Two items asking a similar question but worded in opposite directions can be used as an attention check. Participants who fail to respond consistently are likely not paying attention.

For example: - Item 1: “I never doubt my abilities.” - Item 2: “I often doubt my abilities.”

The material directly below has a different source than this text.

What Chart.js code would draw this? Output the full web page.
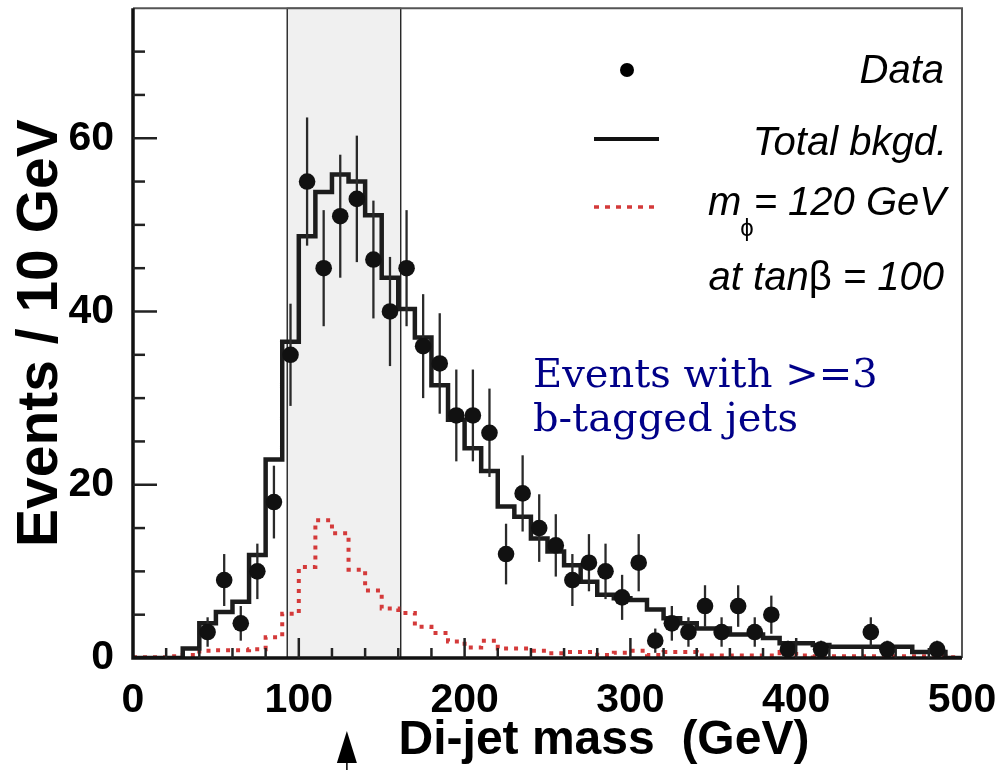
<!DOCTYPE html>
<html lang="en">
<head>
<meta charset="UTF-8">
<title>Di-jet mass, events with >=3 b-tagged jets</title>
<style>
  body { margin: 0; background: #fff; }
  canvas { display: block; }
</style>
</head>
<body>
<canvas id="massChart" width="997" height="770"></canvas>
<script src="https://cdn.jsdelivr.net/npm/chart.js"></script>
<script>
// 10 GeV bins, lower edges
const binLow = [0, 10, 20, 30, 40, 50, 60, 70, 80, 90,
  100, 110, 120, 130, 140, 150, 160, 170, 180, 190,
  200, 210, 220, 230, 240, 250, 260, 270, 280, 290,
  300, 310, 320, 330, 340, 350, 360, 370, 380, 390,
  400, 410, 420, 430, 440, 450, 460, 470, 480, 490];
const xMax = 500;

// total background (black histogram)
const bkgValues = [0, 0, 0, 1.1, 4.0, 5.3, 6.5, 11.9, 22.9, 36.5,
  48.7, 53.8, 55.8, 55.0, 51.1, 43.9, 40.3, 37.0, 31.5, 27.5,
  24.2, 21.6, 17.5, 16.3, 13.8, 12.3, 10.7, 8.8, 7.3, 6.9,
  6.7, 5.6, 4.6, 4.0, 3.4, 3.4, 2.7, 2.7, 2.3, 1.7,
  1.7, 1.5, 1.3, 1.3, 1.3, 1.3, 1.3, 0.7, 0.7, 0];

// signal m_phi = 120 GeV at tan(beta) = 100 (red dotted)
const signalValues = [0.1, 0.1, 0.2, 0.35, 0.85, 0.9, 0.9, 1.0, 2.4, 5.1,
  10.5, 15.9, 14.4, 10.2, 7.8, 5.7, 5.2, 3.6, 2.9, 1.9,
  1.2, 2.0, 1.1, 1.1, 0.85, 0.55, 0.7, 0.7, 0.35, 0.6,
  0.85, 0.35, 0.7, 0.7, 0.3, 0.3, 0.3, 0.3, 0.3, 0.7,
  0.3, 0.2, 0.2, 0.2, 0.2, 0.2, 0.2, 0.2, 0.2, 0.1];

// data points
const dataMass = [45, 55, 65, 75, 85, 95, 105, 115, 125, 135,
  145, 155, 165, 175, 185, 195, 205, 215, 225, 235,
  245, 255, 265, 275, 285, 295, 305, 315, 325, 335,
  345, 355, 365, 375, 385, 395, 415, 445, 455, 485];
const dataCounts = [3, 9, 4, 10, 18, 35, 55, 45, 51, 53,
  46, 40, 45, 36, 34, 28, 28, 26, 12, 19,
  15, 13, 9, 11, 10, 7, 11, 2, 4, 3,
  6, 3, 6, 3, 5, 1, 1, 3, 1, 1];
const dataErrors = [1.7, 3.0, 2.0, 3.2, 4.2, 5.9, 7.4, 6.7, 7.1, 7.3,
  6.8, 6.3, 6.7, 6.0, 5.8, 5.3, 5.3, 5.1, 3.5, 4.4,
  3.9, 3.6, 3.0, 3.3, 3.2, 2.6, 3.3, 1.4, 2.0, 1.7,
  2.4, 1.7, 2.4, 1.7, 2.2, 1.0, 1.0, 1.7, 1.0, 1.0];

// mass window (shaded) and arrow
const massWindow = [93, 161.5];
const arrowMass = 129;

const xTickValues = [0, 100, 200, 300, 400, 500];
const yTickValues = [0, 20, 40, 60];
const yMax = 75;

const SANS = '"Liberation Sans", Arial, Helvetica, sans-serif';

function stepPoints(values) {
  const pts = binLow.map((x, i) => ({ x: x, y: values[i] }));
  pts.push({ x: xMax, y: values[values.length - 1] });
  return pts;
}

const decor = {
  id: 'decor',
  beforeDatasetsDraw(chart) {
    const { ctx, chartArea: a, scales: { x } } = chart;
    const x0 = x.getPixelForValue(massWindow[0]);
    const x1 = x.getPixelForValue(massWindow[1]);
    ctx.save();
    ctx.fillStyle = '#f0f0f0';
    ctx.fillRect(x0, a.top, x1 - x0, a.bottom - a.top);
    ctx.strokeStyle = '#000';
    ctx.lineWidth = 1.2;
    ctx.strokeRect(x0, a.top, x1 - x0, a.bottom - a.top);
    ctx.restore();
  },
  beforeDatasetDraw(chart, args) {
    if (args.index !== 0) return;
    // error bars under the data markers
    const { ctx, scales: { x, y } } = chart;
    ctx.save();
    ctx.strokeStyle = '#2a2a2a';
    ctx.lineWidth = 2.3;
    dataMass.forEach((m, i) => {
      const px = x.getPixelForValue(m);
      ctx.beginPath();
      ctx.moveTo(px, y.getPixelForValue(dataCounts[i] - dataErrors[i]));
      ctx.lineTo(px, y.getPixelForValue(dataCounts[i] + dataErrors[i]));
      ctx.stroke();
    });
    ctx.restore();
  },
  afterDatasetsDraw(chart) {
    const { ctx, chartArea: a, scales: { x, y } } = chart;
    ctx.save();
    // frame
    ctx.strokeStyle = '#555';
    ctx.lineWidth = 2;
    ctx.beginPath();
    ctx.moveTo(a.left, a.top); ctx.lineTo(a.right, a.top); ctx.lineTo(a.right, a.bottom);
    ctx.stroke();
    ctx.strokeStyle = '#111';
    ctx.lineWidth = 3.5;
    ctx.beginPath();
    ctx.moveTo(a.left, a.top); ctx.lineTo(a.left, a.bottom); ctx.lineTo(a.right, a.bottom);
    ctx.stroke();
    // inward ticks
    ctx.lineWidth = 2.5;
    ctx.strokeStyle = '#222';
    for (let v = 5; v < yMax; v += 5) {
      const py = y.getPixelForValue(v);
      const len = v % 20 === 0 ? 24 : 12;
      ctx.beginPath(); ctx.moveTo(a.left, py); ctx.lineTo(a.left + len, py); ctx.stroke();
    }
    for (let v = 20; v < xMax; v += 20) {
      const px = x.getPixelForValue(v);
      const len = v % 100 === 0 ? 20 : 10;
      ctx.beginPath(); ctx.moveTo(px, a.bottom); ctx.lineTo(px, a.bottom - len); ctx.stroke();
    }
    ctx.restore();
  },
  afterDraw(chart) {
    const { ctx, chartArea: a, scales: { x } } = chart;
    ctx.save();
    ctx.fillStyle = '#000';
    ctx.textBaseline = 'alphabetic';

    // x axis title
    ctx.font = 'bold 48px ' + SANS;
    ctx.textAlign = 'center';
    ctx.fillText('Di-jet mass  (GeV)', 604, 754);

    // arrow under the axis
    const ax = x.getPixelForValue(arrowMass);
    ctx.beginPath();
    ctx.moveTo(ax, 731); ctx.lineTo(ax + 10, 763); ctx.lineTo(ax - 10, 763); ctx.closePath();
    ctx.fill();
    ctx.lineWidth = 1.5;
    ctx.beginPath(); ctx.moveTo(ax, 760); ctx.lineTo(ax, 770); ctx.stroke();

    // legend
    const R = a.right - 16;
    ctx.textAlign = 'right';
    ctx.font = 'italic 40px ' + SANS;
    ctx.fillText('Data', R - 2, 83);
    ctx.beginPath(); ctx.arc(627, 70, 7, 0, Math.PI * 2); ctx.fill();

    ctx.fillText('Total bkgd.', R + 1, 155);
    ctx.strokeStyle = '#111';
    ctx.lineWidth = 4;
    ctx.beginPath(); ctx.moveTo(594, 139); ctx.lineTo(659, 139); ctx.stroke();

    const rest = '= 120 GeV';
    ctx.fillText(rest, R, 215);
    const wRest = ctx.measureText(rest).width;
    ctx.textAlign = 'left';
    ctx.font = '24px ' + SANS;
    const wPhi = ctx.measureText('\u03d5').width;
    ctx.fillText('\u03d5', R - wRest - wPhi, 236);
    ctx.textAlign = 'right';
    ctx.font = 'italic 40px ' + SANS;
    ctx.fillText('m', R - wRest - wPhi + 1, 215);
    ctx.strokeStyle = '#d43a3a';
    ctx.lineWidth = 3.5;
    ctx.setLineDash([5, 6]);
    ctx.beginPath(); ctx.moveTo(594, 207); ctx.lineTo(659, 207); ctx.stroke();
    ctx.setLineDash([]);

    const tail = ' = 100';
    ctx.fillText(tail, R - 2, 290);
    let cx = R - 2 - ctx.measureText(tail).width;
    ctx.font = '40px ' + SANS;
    ctx.fillText('\u03b2', cx, 290);
    cx -= ctx.measureText('\u03b2').width;
    ctx.font = 'italic 40px ' + SANS;
    ctx.fillText('at tan', cx, 290);

    // annotation
    ctx.textAlign = 'left';
    ctx.fillStyle = '#000088';
    ctx.font = '40px "DejaVu Serif", serif';
    ctx.fillText('Events with >=3', 533, 387);
    ctx.fillText('b-tagged jets', 533, 431);
    ctx.restore();
  }
};

new Chart(document.getElementById('massChart'), {
  type: 'scatter',
  data: {
    datasets: [
      {
        label: 'Data',
        data: dataMass.map((m, i) => ({ x: m, y: dataCounts[i] })),
        pointRadius: 8.3,
        pointBackgroundColor: '#111',
        pointBorderWidth: 0,
        order: 0
      },
      {
        type: 'line',
        label: 'Total bkgd.',
        data: stepPoints(bkgValues),
        stepped: true,
        borderColor: '#1c1c1c',
        borderWidth: 4.5,
        pointRadius: 0,
        fill: false,
        order: 1
      },
      {
        type: 'line',
        label: 'm = 120 GeV',
        data: stepPoints(signalValues),
        stepped: true,
        borderColor: '#d43a3a',
        borderWidth: 4,
        borderDash: [4, 6],
        pointRadius: 0,
        fill: false,
        order: 2
      }
    ]
  },
  options: {
    responsive: false,
    animation: false,
    layout: { padding: { top: 8, right: 35, left: 0, bottom: 0 } },
    plugins: { legend: { display: false }, tooltip: { enabled: false } },
    scales: {
      x: {
        type: 'linear',
        min: 0,
        max: xMax,
        grid: { display: false },
        border: { display: false },
        afterBuildTicks: s => { s.ticks = xTickValues.map(v => ({ value: v })); },
        afterFit: s => { s.height = 112; s.paddingLeft = 0; s.paddingRight = 0; },
        ticks: {
          font: { family: SANS, size: 41, weight: 'bold' },
          color: '#000',
          padding: 10,
          maxRotation: 0
        }
      },
      y: {
        min: 0,
        max: yMax,
        grid: { display: false },
        border: { display: false },
        afterBuildTicks: s => { s.ticks = yTickValues.map(v => ({ value: v })); },
        afterFit: s => { s.width = 133; s.paddingTop = 0; s.paddingBottom = 0; },
        ticks: {
          font: { family: SANS, size: 41, weight: 'bold' },
          color: '#000',
          padding: 11
        },
        title: {
          display: true,
          text: 'Events / 10 GeV',
          font: { family: SANS, size: 57, weight: 'bold' },
          color: '#000',
          padding: { top: 7, bottom: 0 }
        }
      }
    }
  },
  plugins: [decor]
});
</script>
</body>
</html>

A participant who strongly agrees (5) with Item 1 should strongly disagree (1) with Item 2. First, reverse-score Item 2 (assuming a 1–5 scale):

Table 30 Step 1 — reverse score Item_2
Item_1	Item_2	Item_2_Reversed
5	1	5
1	5	1
1	2	4

Click a new column and choose New Computed Variable.
Compute the absolute difference between Item_1 and Item_2_Reversed:

ABS(Item_1 - Item_2_Reversed)

Table 31 Step 2 — compute absolute difference
Item_1	Item_2	Item_2_Reversed	Abs_Difference
5	1	5	0
1	5	1	0
1	2	4	3

Finally:

Click the Data tab and select Filters.
Keep only participants with a difference of 0: Abs_Difference == 0

Table 32 Step 3 — filter out inconsistent respondents
Filter 1	Item_1	Item_2	Item_2_Reversed	Abs_Difference
✔	5	1	5	0
✔	1	5	1	0
✘	1	2	4	3

Only participants who responded consistently are included in analyses.

Attention Checks with a Single Item 

A single attention check item instructs participants to select a specific response (e.g. “Please select ‘Strongly Agree’ for this item”). Any participant who selects a different response is likely not paying attention.

Below, Item_9 is an attention check instructing participants to select 5 on a 1–5 scale. Participant 3 selected 4 and should be excluded:

Table 33 Data before removing failed attention checks
ID	Item_1	Item_2	Item_9_Attention_Check
1	3	3	5
2	5	4	5
3	4	4	4

Click the Data tab and select Filters.
Enter the expression: Item_9_Attention_Check == 5

Table 34 Data after removing failed attention checks
Filter 1	ID	Item_1	Item_2	Item_9_Attention_Check
✔	1	3	3	5
✔	2	5	4	5
✘	3	4	4	4

Only participants who passed the attention check are included.

String Concatenation 

String concatenation joins two or more text values into a single variable. This can be useful for combining categorical variables into a single grouping variable.

For example, combining Condition and Time into a single variable:

Table 35 Data before concatenation
Participant_ID	Condition	Time
1	Control	Pre
1	Control	Post
2	Therapy	Pre
2	Therapy	Post

Click a new column and choose New Computed Variable.
Name it Condition_Time and enter:

Condition + '_' + Time

Table 36 Data after concatenation
Participant_ID	Condition	Time	Condition_Time
1	Control	Pre	Control_Pre
1	Control	Post	Control_Post
2	Therapy	Pre	Therapy_Pre
2	Therapy	Post	Therapy_Post

The underscore separator can be omitted or replaced with any other character.